═══ Dataset extract ═══

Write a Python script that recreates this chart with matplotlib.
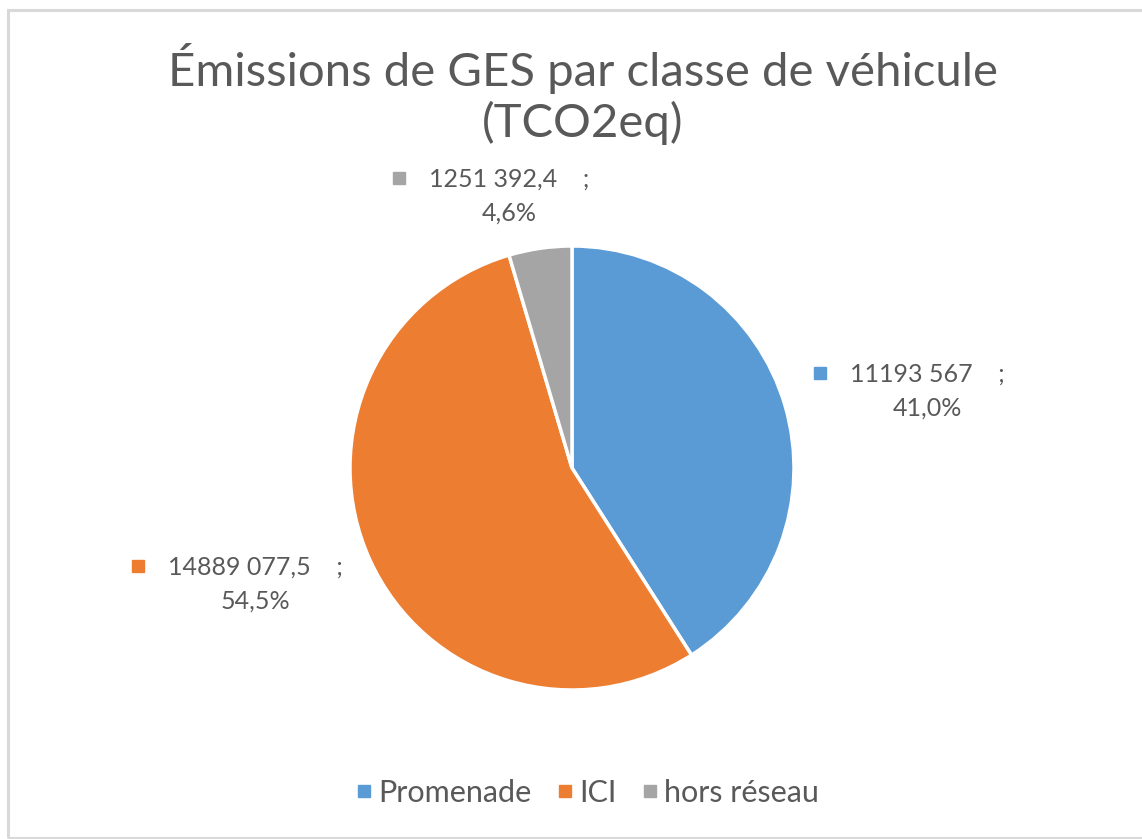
import matplotlib.pyplot as plt
from matplotlib.patches import Rectangle

categories = ["Promenade", "ICI", "hors réseau"]
values = [11193567, 14889077.5, 1251392.4]
colors = ["#5B9BD5", "#ED7D31", "#A5A5A5"]
title = "Émissions de GES par classe de véhicule\n(TCO2eq)"

# label centres (pixels, y from top) - layout only
label_pos = [(927, 391), (255, 584), (509, 196)]

W, H = 1142, 839
FONT = ["Lato", "DejaVu Sans"]
GREY = "#595959"


def fmt_value(v):
    ip = int(v)
    s = f"{ip // 1000} {ip % 1000:03d}" if ip >= 1000 else str(ip)
    frac = round(v - ip, 1)
    if frac > 0:
        s += "," + str(int(round(frac * 10)))
    return s


fig = plt.figure(figsize=(W / 100, H / 100), dpi=100)
ax = fig.add_axes([0, 0, 1, 1])

# chart frame
ax.add_patch(Rectangle((8, 1), W + 20, H - 11, fill=False, edgecolor="#d9d9d9", lw=2.2))

cx, cy, r = 572, H - 468, 222
ax.pie(values, colors=colors, startangle=90, counterclock=False,
       center=(cx, cy), radius=r, frame=True,
       wedgeprops=dict(edgecolor="white", linewidth=2.5))
ax.set_xlim(0, W)
ax.set_ylim(0, H)
ax.set_aspect("equal")
ax.axis("off")

total = sum(values)
fig.canvas.draw()
rend = fig.canvas.get_renderer()
for v, c, (lx, ly) in zip(values, colors, label_pos):
    pct = f"{100 * v / total:.1f}".replace(".", ",") + "%"
    y = H - ly
    t1 = ax.text(lx, y + 17, fmt_value(v) + "    ;", ha="center", va="center",
                 fontsize=18, color=GREY, family=FONT)
    ax.text(lx, y - 17, pct, ha="center", va="center",
            fontsize=18, color=GREY, family=FONT)
    x0 = t1.get_window_extent(rend).x0
    ax.plot(x0 - 30, y + 18, marker="s", ms=8, color=c, linestyle="none")

ax.text(W / 2 + 12, H - 94, title, ha="center", va="center", fontsize=34,
        color=GREY, family=FONT, linespacing=1.2)

handles = [plt.Line2D([], [], marker="s", ms=8, color=c, linestyle="none") for c in colors]
fig.legend(handles, categories, loc="center", bbox_to_anchor=(0.515, 1 - 793 / H),
           ncol=3, frameon=False, handlelength=0.45, handletextpad=0.25,
           columnspacing=0.85, prop=dict(family=FONT, size=22),
           labelcolor=GREY)

fig.savefig("out.png", dpi=100)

═══

Aim – Set down the complete material exactly, but do not include the images.

Right answer –
Write a Python script that recreates this chart with matplotlib.
import matplotlib.pyplot as plt
from matplotlib.patches import Rectangle

categories = ["Promenade", "ICI", "hors réseau"]
values = [11193567, 14889077.5, 1251392.4]
colors = ["#5B9BD5", "#ED7D31", "#A5A5A5"]
title = "Émissions de GES par classe de véhicule\n(TCO2eq)"

# label centres (pixels, y from top) - layout only
label_pos = [(927, 391), (255, 584), (509, 196)]

W, H = 1142, 839
FONT = ["Lato", "DejaVu Sans"]
GREY = "#595959"


def fmt_value(v):
    ip = int(v)
    s = f"{ip // 1000} {ip % 1000:03d}" if ip >= 1000 else str(ip)
    frac = round(v - ip, 1)
    if frac > 0:
        s += "," + str(int(round(frac * 10)))
    return s


fig = plt.figure(figsize=(W / 100, H / 100), dpi=100)
ax = fig.add_axes([0, 0, 1, 1])

# chart frame
ax.add_patch(Rectangle((8, 1), W + 20, H - 11, fill=False, edgecolor="#d9d9d9", lw=2.2))

cx, cy, r = 572, H - 468, 222
ax.pie(values, colors=colors, startangle=90, counterclock=False,
       center=(cx, cy), radius=r, frame=True,
       wedgeprops=dict(edgecolor="white", linewidth=2.5))
ax.set_xlim(0, W)
ax.set_ylim(0, H)
ax.set_aspect("equal")
ax.axis("off")

total = sum(values)
fig.canvas.draw()
rend = fig.canvas.get_renderer()
for v, c, (lx, ly) in zip(values, colors, label_pos):
    pct = f"{100 * v / total:.1f}".replace(".", ",") + "%"
    y = H - ly
    t1 = ax.text(lx, y + 17, fmt_value(v) + "    ;", ha="center", va="center",
                 fontsize=18, color=GREY, family=FONT)
    ax.text(lx, y - 17, pct, ha="center", va="center",
            fontsize=18, color=GREY, family=FONT)
    x0 = t1.get_window_extent(rend).x0
    ax.plot(x0 - 30, y + 18, marker="s", ms=8, color=c, linestyle="none")

ax.text(W / 2 + 12, H - 94, title, ha="center", va="center", fontsize=34,
        color=GREY, family=FONT, linespacing=1.2)

handles = [plt.Line2D([], [], marker="s", ms=8, color=c, linestyle="none") for c in colors]
fig.legend(handles, categories, loc="center", bbox_to_anchor=(0.515, 1 - 793 / H),
           ncol=3, frameon=False, handlelength=0.45, handletextpad=0.25,
           columnspacing=0.85, prop=dict(family=FONT, size=22),
           labelcolor=GREY)

fig.savefig("out.png", dpi=100)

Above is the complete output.